Borjan, Canada’s No. 1 goalkeeper, has 45 caps to his credit as part of a soccer journey that has taken him around the globe.

His parents were born in the former Yugoslavia – his father in Drnis and mother in Knin. Borjan was raised in Knin and Belgrade before the family moved to Winnipeg when he was 13 years old. A year later, they relocated to Hamilton.

His father, a former 'keeper himself, was a goalkeeping coach with the Hamilton Thunder of the Canadian Professional Soccer League. He has also served as president of the CSL’s Brantford Galaxy.

Borjan was a teenager when he went down to Argentina in 2005 for a month-long trial with Boca Juniors’ youth team. He then spent 18 months with Uruguay’s Nacional Montevideo, and had stints with Argentina’s River Plate and Quilmes.

He had hoped to sign with River Plate, but after two weeks of sitting in a hotel room he called his father for advice. That led to a trial – and eventual job – with Serbia’s FK Rad.

Borjan went on to play in Turkey (Sivasspor), Romania (FC Vaslui), Bulgaria (two stints with Ludogorets), Serbia (Radnicki Nis) and Poland (Korona Kielce) before joining his beloved Red Star Belgrade in July, 2017.

Borjan’s move to Belgrade came at the Gold Cup. He was about to accept an offer from a Turkish club when Red Star called him. Despite the club’s financial issues at the time, he couldn’t say no. Now, the club and Borjan are flying high.

Red Star won Serbia’s Super Liga titles in 2017-18 and ‘18-19, and the team stands third this season with a 5-0-0 record, having played two matches less than the sides above it.

And Borjan has turned heads in Champions League play with shutouts against mighty Liverpool and Napoli in last year’s tournament. After beating Switzerland’s BSC Young Boys, Red Star was drawn alongside Bayern Munich, Tottenham and Olympiakos in the group stage of this season’s Champions League.

“The last two years I’ve been there and things have been going amazing,” said the goalkeeper, who savours life with his wife and son despite his celebrity in the Serbian capital.

At 6 foot 4, Borjan is easy to spot.

“People love that club ... It’s pretty big over there,” he said.

It means more than a few interruptions when he goes out.

“It’s totally different than in Canada,” he said with a laugh. “Here I come out, nobody recognizes me. Over there, yes. The whole country recognizes you. Anywhere you go, they take pictures, they ask for autographs. You go to a restaurant, they don’t let you pay.“’

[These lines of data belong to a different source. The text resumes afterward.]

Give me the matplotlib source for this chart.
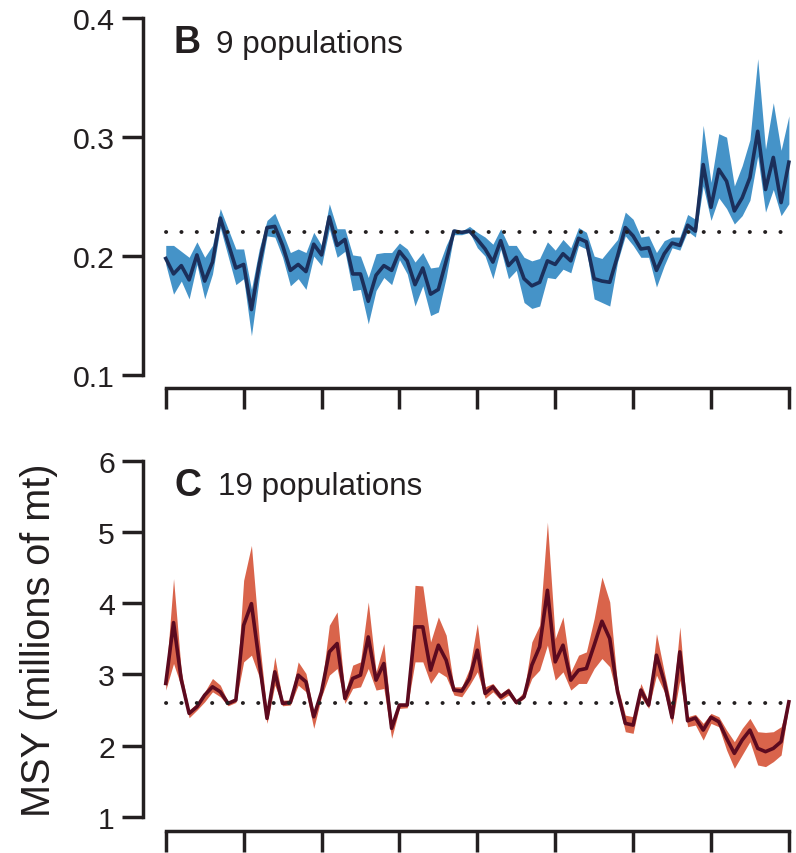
import numpy as np
import matplotlib
matplotlib.use("Agg")
from matplotlib import pyplot as plt

plt.rcParams['font.family'] = ['Liberation Sans', 'DejaVu Sans']

# years as index 0..80 (ticks every 10, no labels)
years = np.arange(81)

# panel B: 9 populations
b_mid = [0.198, 0.185, 0.192, 0.180, 0.201, 0.179, 0.195, 0.232, 0.211, 0.190,
         0.193, 0.155, 0.193, 0.224, 0.225, 0.209, 0.188, 0.193, 0.187, 0.210,
         0.201, 0.233, 0.209, 0.214, 0.185, 0.185, 0.162, 0.184, 0.192, 0.188,
         0.204, 0.196, 0.176, 0.190, 0.168, 0.172, 0.196, 0.221, 0.220, 0.221,
         0.214, 0.206, 0.195, 0.213, 0.192, 0.199, 0.181, 0.175, 0.178, 0.196,
         0.193, 0.202, 0.196, 0.215, 0.212, 0.181, 0.179, 0.178, 0.200, 0.224,
         0.217, 0.206, 0.207, 0.188, 0.202, 0.211, 0.209, 0.226, 0.221, 0.277,
         0.241, 0.273, 0.263, 0.238, 0.249, 0.266, 0.305, 0.256, 0.283, 0.245,
         0.279]
b_hi = [0.209, 0.209, 0.204, 0.199, 0.212, 0.199, 0.209, 0.240, 0.223, 0.206,
        0.206, 0.172, 0.206, 0.230, 0.236, 0.220, 0.203, 0.206, 0.203, 0.220,
        0.209, 0.244, 0.223, 0.223, 0.201, 0.200, 0.182, 0.202, 0.203, 0.203,
        0.211, 0.206, 0.195, 0.203, 0.190, 0.191, 0.209, 0.223, 0.221, 0.225,
        0.220, 0.216, 0.210, 0.223, 0.209, 0.209, 0.199, 0.196, 0.198, 0.212,
        0.205, 0.214, 0.207, 0.224, 0.220, 0.200, 0.198, 0.206, 0.214, 0.237,
        0.231, 0.216, 0.217, 0.203, 0.213, 0.216, 0.216, 0.235, 0.231, 0.310,
        0.262, 0.303, 0.300, 0.259, 0.276, 0.298, 0.366, 0.290, 0.329, 0.289,
        0.318]
b_lo = [0.193, 0.168, 0.179, 0.164, 0.193, 0.164, 0.185, 0.224, 0.200, 0.176,
        0.181, 0.133, 0.181, 0.217, 0.216, 0.199, 0.175, 0.181, 0.172, 0.200,
        0.192, 0.223, 0.199, 0.204, 0.171, 0.172, 0.143, 0.171, 0.182, 0.176,
        0.197, 0.185, 0.158, 0.175, 0.150, 0.153, 0.182, 0.218, 0.218, 0.220,
        0.207, 0.200, 0.181, 0.206, 0.181, 0.188, 0.161, 0.156, 0.158, 0.182,
        0.181, 0.189, 0.186, 0.209, 0.206, 0.164, 0.161, 0.158, 0.195, 0.217,
        0.209, 0.199, 0.199, 0.174, 0.192, 0.207, 0.205, 0.221, 0.216, 0.259,
        0.230, 0.249, 0.240, 0.227, 0.234, 0.247, 0.284, 0.237, 0.256, 0.234,
        0.244]
b_ref = 0.22

# panel C: 19 populations
c_mid = [2.874, 3.728, 2.921, 2.454, 2.547, 2.711, 2.827, 2.757, 2.594, 2.641,
         3.691, 3.994, 3.177, 2.384, 3.037, 2.594, 2.608, 2.991, 2.897, 2.407,
         2.757, 3.317, 3.434, 2.664, 2.944, 2.991, 3.527, 2.921, 3.154, 2.244,
         2.571, 2.571, 3.668, 3.668, 3.061, 3.411, 3.201, 2.781, 2.767, 2.944,
         3.341, 2.734, 2.827, 2.687, 2.767, 2.608, 2.687, 3.131, 3.388, 4.181,
         3.177, 3.411, 2.921, 3.061, 3.084, 3.411, 3.747, 3.504, 2.757, 2.314,
         2.290, 2.781, 2.571, 3.271, 2.897, 2.395, 3.317, 2.350, 2.390, 2.220,
         2.400, 2.337, 2.104, 1.893, 2.080, 2.220, 1.963, 1.917, 1.963, 2.057,
         2.617]
c_hi = [2.944, 4.345, 3.037, 2.500, 2.594, 2.757, 2.944, 2.850, 2.617, 2.673,
        4.321, 4.811, 3.504, 2.477, 3.248, 2.641, 2.641, 3.177, 3.014, 2.477,
        2.827, 3.691, 3.878, 2.734, 3.131, 3.177, 4.018, 3.037, 3.434, 2.337,
        2.594, 2.594, 4.251, 4.242, 3.457, 3.808, 3.551, 2.827, 2.827, 3.084,
        3.714, 2.827, 2.874, 2.734, 2.813, 2.641, 2.757, 3.457, 3.691, 5.138,
        3.504, 3.808, 3.037, 3.271, 3.317, 3.784, 4.368, 4.018, 2.850, 2.430,
        2.407, 2.874, 2.617, 3.574, 3.037, 2.524, 3.668, 2.407, 2.440, 2.314,
        2.454, 2.407, 2.220, 2.057, 2.244, 2.384, 2.197, 2.187, 2.197, 2.267,
        2.640]
c_lo = [2.781, 3.154, 2.827, 2.393, 2.500, 2.617, 2.757, 2.687, 2.561, 2.608,
        3.177, 3.271, 2.967, 2.314, 2.850, 2.561, 2.571, 2.850, 2.757, 2.244,
        2.687, 2.991, 3.084, 2.594, 2.804, 2.827, 3.084, 2.781, 2.804, 2.104,
        2.524, 2.533, 3.177, 3.177, 2.874, 3.037, 2.967, 2.711, 2.687, 2.850,
        3.037, 2.664, 2.757, 2.641, 2.711, 2.580, 2.664, 2.944, 3.061, 3.411,
        2.921, 3.037, 2.781, 2.874, 2.874, 3.084, 3.224, 3.108, 2.664, 2.197,
        2.174, 2.687, 2.524, 2.991, 2.757, 2.300, 2.921, 2.267, 2.290, 2.080,
        2.314, 2.267, 1.940, 1.683, 1.870, 2.057, 1.730, 1.707, 1.777, 1.870,
        2.570]
c_ref = 2.6

W, H = 796, 854
INK = '#231f20'
fig = plt.figure(figsize=(W / 100, H / 100), dpi=100)


def px_axes(left, top, right, bottom):
    return fig.add_axes([left / W, 1 - bottom / H, (right - left) / W, (bottom - top) / H])


def style(ax, ylo, yhi, yticks, ylabels):
    for s in ['top', 'right']:
        ax.spines[s].set_visible(False)
    for s in ['left', 'bottom']:
        ax.spines[s].set_linewidth(2.5)
        ax.spines[s].set_color(INK)
        ax.spines[s].set_capstyle('projecting')
    ax.spines['left'].set_bounds(ylo, yhi)
    ax.spines['bottom'].set_bounds(0, 80)
    ax.set_yticks(yticks)
    ax.set_yticklabels(ylabels)
    ax.set_xticks(np.arange(0, 81, 10))
    ax.set_xticklabels([])
    ax.tick_params(axis='y', length=15, width=2.5, color=INK, labelsize=21.8,
                   pad=5, labelcolor=INK)
    ax.tick_params(axis='x', length=15, width=2.5, color=INK)
    ax.set_xlim(-2.96, 80.4)


def ref_line(ax, y):
    ax.plot([years[0], years[-1]], [y, y], color=INK, lw=2.8,
            linestyle=(0, (0.05, 3.9)), dash_capstyle='round')


# panel B
ax1 = px_axes(142.7, 19.3, 792, 389)
ax1.fill_between(years, b_lo, b_hi, color='#4593c8', lw=0)
ax1.plot(years, b_mid, color='#1b2f5b', lw=2.6)
ref_line(ax1, b_ref)
ax1.set_ylim(0.1 - 13 / 1190, 0.4)
style(ax1, 0.1, 0.4, [0.1, 0.2, 0.3, 0.4], ['0.1', '0.2', '0.3', '0.4'])

# panel C
ax2 = px_axes(142.7, 461.7, 792, 831.7)
ax2.fill_between(years, c_lo, c_hi, color='#d9644b', lw=0)
ax2.plot(years, c_mid, color='#5c0a1f', lw=2.6)
ref_line(ax2, c_ref)
ax2.set_ylim(1 - 13.7 / 71.3, 6)
style(ax2, 1, 6, [1, 2, 3, 4, 5, 6], ['1', '2', '3', '4', '5', '6'])
ax2.set_ylabel('MSY (millions of mt)', fontsize=28.5, color=INK)
ax2.yaxis.set_label_coords(-0.1297, 0.518)

# panel labels
bold = ['Liberation Sans Narrow', 'Liberation Sans', 'DejaVu Sans']
fig.text(174 / W, 1 - 53 / H, 'B', fontsize=27, fontweight='bold', family=bold,
         color=INK, va='baseline', ha='left')
fig.text(216 / W, 1 - 53 / H, '9 populations', fontsize=22.6, color=INK,
         va='baseline', ha='left')
fig.text(174 / W, 1 - 496 / H, 'C', fontsize=27, fontweight='bold', family=bold,
         color=INK, va='baseline', ha='left')
fig.text(218 / W, 1 - 495 / H, '19 populations', fontsize=22.6, color=INK,
         va='baseline', ha='left')

fig.savefig('out.png', dpi=100)
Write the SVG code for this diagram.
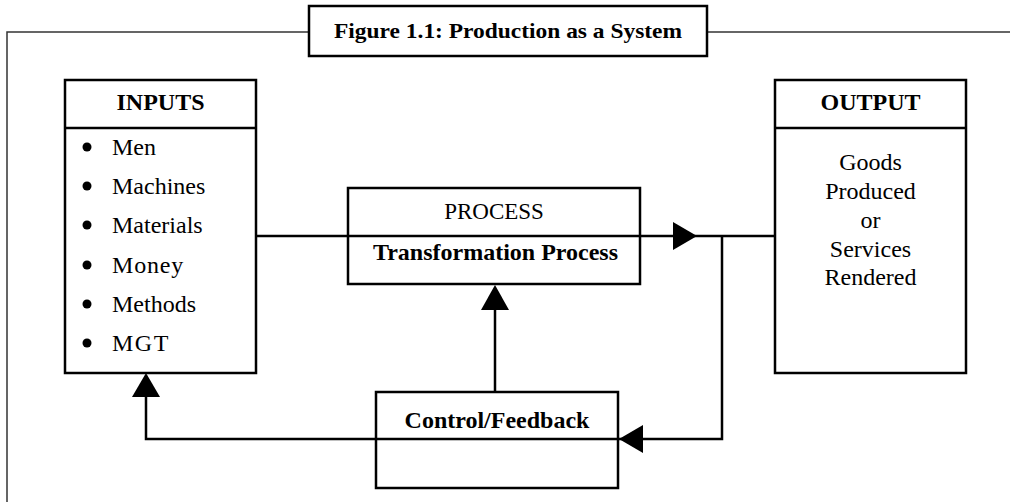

He takes the notoriety in stride.

“In some way, it’s amazing, it’s beautiful and nice. But in some ways, it’s a little bit too much because you cannot go and sit down and relax a little bit. I go out with my wife or friends and we sit, talk, a lot of people come disturb us, taking pictures and stuff like that. But I’m a guy who doesn’t like to say no. I like to accommodate everybody.”

There are fans aplenty.

Some 51,000-plus crammed into the Rajko Mitic Stadium last November to see Borjan and the Red Star blank eventual champion Liverpool 2-0 in group play. Last month, 47,487 took in the Champions League qualifying match against the visiting Young Boys.

In May, Borjan was honoured as the Red Star Sports Club Male Athlete of the Year for 2018.

The award, announced during the club’s 74th anniversary celebrations, goes to the top athlete across the Red Star Sports Club teams. Borjan was the 10th soccer player to win – and the first since 2005.

“Back home he’s a legend [in Serbia]. He’s probably one of the most notable people in that city [of Belgrade] and even that country. So I think we’re very blessed to have him here,” Canada coach John Herdman said.

Borjan will be mentoring 25-year-old Maxime Crépeau of the Vancouver Whitecaps and 22-year-old Marco Carducci of Calgary’s Cavalry FC at this national team camp. Crépeau has two caps, while Carducci has yet to play for the senior side.

Herdman says Borjan takes his Canadian duties seriously.

“He could have stayed at home. He’s had a hell of a schedule. His club wanted him to stay there. But that guy gets on an airplane [Belgrade to Frankfurt to Toronto], he’ll fly more hours than anyone else to be with his country. Because he said the country was here for him when he didn’t have his club seasons and it wasn’t going well at club [level], he wants to repay the country.”